Ex-police chief linked to extrajudicial killings arrested in the UAE

A 30-day clock is now running for Bangladesh to formally request the return of Benazir Ahmed, its former police chief, who was taken into custody in Dubai under an Interpol Red Notice tied to a corruption case. Home Minister Salahuddin Ahmed told parliament on Sunday that authorities in the United Arab Emirates flagged the detention through an email received on June 12, setting in motion a diplomatic process to bring the fugitive officer to trial.

The minister told lawmakers that UAE federal law requires any extradition request to move through diplomatic channels within a month of an arrest, a deadline that Dhaka’s home and foreign ministries are now working against. According to the home minister, the National Central Bureau in Abu Dhabi conveyed that under UAE law a formal request must arrive within 30 days from the date of arrest. The Anti-Corruption Commission is assembling the case files, warrants, and investigative records that will underpin the request before it is transmitted to Abu Dhabi.

“Benazir Ahmed was arrested on June 12 and he will be extradited soon,” Salahuddin Ahmed said. “An Interpol Red Notice was issued against Benazir.”

He framed the detention as a turning point for accountability in the country. “This is a historic achievement. Through these efforts, we will be able to break the culture of impunity,” the minister said, adding, “We want to assure the nation that no perpetrator, however powerful, is above the law.”

The Red Notice itself dates back more than a year. Bangladesh police sent a letter to Interpol on February 12, 2025 seeking assistance, and the notice was issued on April 11, 2025, with Interpol asking the UAE interior ministry to locate and detain him.
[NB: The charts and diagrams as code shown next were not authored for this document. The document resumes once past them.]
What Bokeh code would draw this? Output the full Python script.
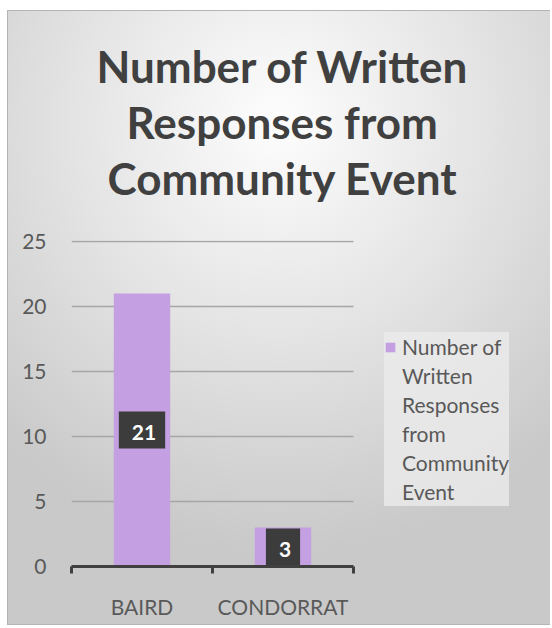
from bokeh.plotting import figure
from bokeh.models import (ColumnDataSource, Legend, LegendItem, Title, FixedTicker,
                          Range1d)
from bokeh.core.properties import value
from bokeh.embed import file_html
from bokeh.resources import INLINE

# ---- data ----
categories = ["BAIRD", "CONDORRAT"]
responses = [21, 3]
series_label_lines = ["Number of", "Written", "Responses", "from", "Community", "Event"]
title_lines = ["Number of Written", "Responses from", "Community Event"]
y_ticks = [0, 5, 10, 15, 20, 25]

# ---- layout constants (pixels) ----
FONT = "Lato"
FIG_W, FIG_H = 543, 615
BORDER_L, BORDER_R, BORDER_T, BORDER_B = 63, 2, 229, 60
CAT_PX = 141                       # pixel width of one category band
title_offsets = [25, 55, 36]

frame_w = FIG_W - BORDER_L - BORDER_R
x_end = frame_w / CAT_PX           # frame also hosts the legend on the right

xs = [i + 0.5 for i in range(len(categories))]
src = ColumnDataSource(dict(
    x=xs, cat=categories, v=responses,
    ly=[v / 2 for v in responses],
    txt=[str(v) for v in responses],
))

p = figure(width=FIG_W, height=FIG_H,
           x_range=Range1d(0, x_end), y_range=Range1d(0, 25.08),
           output_backend="svg", toolbar_location=None, title=None,
           min_border_left=BORDER_L, min_border_right=BORDER_R,
           min_border_top=BORDER_T, min_border_bottom=BORDER_B)

p.styles = {
    "margin-left": "7px",
    "margin-top": "10px",
    "background": "radial-gradient(ellipse 75% 70% at 50% 18%, #fdfdfd 0%, #e4e4e4 50%, #c9c9c9 100%)",
    "border-top": "1px solid #b4b4b4",
    "border-left": "1px solid #b4b4b4",
    "border-bottom": "1px solid #b4b4b4",
}
p.border_fill_alpha = 0
p.background_fill_alpha = 0
p.outline_line_color = None

# spacer between plot frame and title block
p.add_layout(Title(text=" ", text_font_size="29px", standoff=2), "above")
# title lines (innermost first)
for line, off in reversed(list(zip(title_lines, title_offsets))):
    p.add_layout(Title(text=line, align="left", offset=off, text_font=FONT,
                       text_font_size="44px", text_font_style="bold",
                       text_color="#404040", standoff=2), "above")

# horizontal gridlines across the category area only
p.segment(x0=0, x1=len(categories), y0=y_ticks, y1=y_ticks,
          line_color="#a6a6a6", line_width=1.5)

bars = p.vbar(x="x", top="v", width=0.4, source=src,
              fill_color="#c49fe1", line_color=None)
blank = p.scatter(x=[], y=[], fill_alpha=0, line_alpha=0)

p.text(x="x", y="ly", text="txt", source=src,
       text_align="center", text_baseline="middle",
       text_font=value(FONT), text_font_size="21px",
       text_font_style="bold", text_color="white",
       background_fill_color="#3c3c3c",
       padding=(13, 9, 13, 9))

# axes
xa = p.xaxis[0]
xa.bounds = (0, len(categories))
xa.ticker = FixedTicker(ticks=xs, minor_ticks=list(range(len(categories) + 1)))
xa.major_label_overrides = {x: c for x, c in zip(xs, categories)}
xa.major_tick_out = 0
xa.major_tick_in = 0
xa.minor_tick_out = 7
xa.minor_tick_in = 0
xa.minor_tick_line_color = "#404040"
xa.minor_tick_line_width = 3
xa.axis_line_color = "#404040"
xa.axis_line_width = 3
xa.major_label_text_font = FONT
xa.major_label_text_font_size = "21px"
xa.major_label_text_color = "#595959"
xa.major_label_standoff = 20

ya = p.yaxis[0]
ya.ticker = FixedTicker(ticks=y_ticks)
ya.axis_line_color = None
ya.major_tick_line_color = None
ya.minor_tick_line_color = None
ya.major_label_text_font = FONT
ya.major_label_text_font_size = "21px"
ya.major_label_text_color = "#595959"
ya.major_label_standoff = 19

p.xgrid.grid_line_color = None
p.ygrid.grid_line_color = None

items = [LegendItem(label=t, renderers=[bars if i == 0 else blank])
         for i, t in enumerate(series_label_lines)]
legend = Legend(items=items, location=(313, 60), padding=12, margin=0,
                label_text_font=FONT, label_text_font_size="21px",
                label_text_color="#595959", label_height=29, spacing=0,
                glyph_width=12, glyph_height=12, label_standoff=6,
                background_fill_color="#ebebeb", background_fill_alpha=0.8,
                border_line_color=None)
p.add_layout(legend)

open("out.html", "w").write(file_html(p, INLINE))
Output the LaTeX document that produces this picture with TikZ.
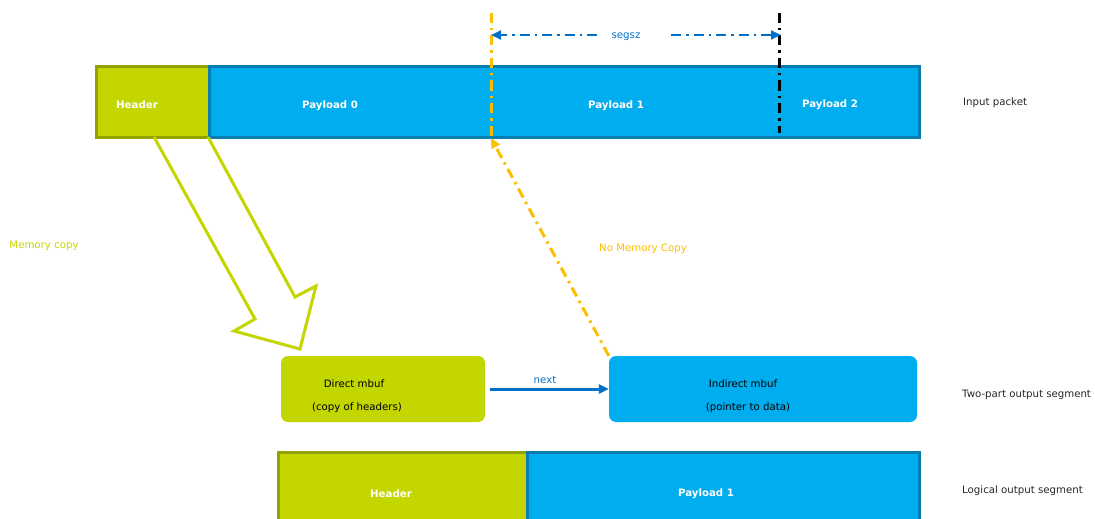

Benazir spent that period outside Bangladesh after departing in early May 2024, around the time the Anti-Corruption Commission opened its inquiry into the wealth attributed to him and his family.

Benazir’s career placed him at the center of Bangladesh’s security apparatus for well over a decade. He commanded the Rapid Action Battalion from January 2015 to April 2020, then served as inspector general of police until late September 2022, after an earlier stint heading the Dhaka Metropolitan Police. Washington sanctioned him in 2021 over the elite force’s record of disappearances and killings during his command. The Rapid Action Battalion, an armed unit long criticized by rights monitors, became a focus of investigations launched after the government changed hands.

The case against him extends well beyond financial wrongdoing. Benazir is being tried in absentia before the International Crimes Tribunal-1 on crimes against humanity charges connected to the enforced disappearance of 13 people during his time leading the battalion, one of 17 defendants in that proceeding. Among the co-accused are Sheikh Hasina, her former security adviser, retired Major General Tarique Ahmed Siddique, and former home minister Asaduzzaman Khan Kamal.

The wealth figure at the heart of the corruption file has been quantified by investigators. The Anti-Corruption Commission’s charge sheet alleges the accumulation of Tk 110.4 million in illegal wealth, and a copy of the international arrest warrant from a Dhaka court is being translated into Arabic for submission to Dubai’s judicial authorities to limit the chances of bail.

Hasina’s own removal in August 2024 came through a student-led uprising that drove her from office and into exile, an upheaval that exposed the network of clandestine detention sites later tied to figures named alongside Benazir. Police headquarters officials put the total number of cases he now faces at 17, including charges of murder linked to the mass protests of that summer.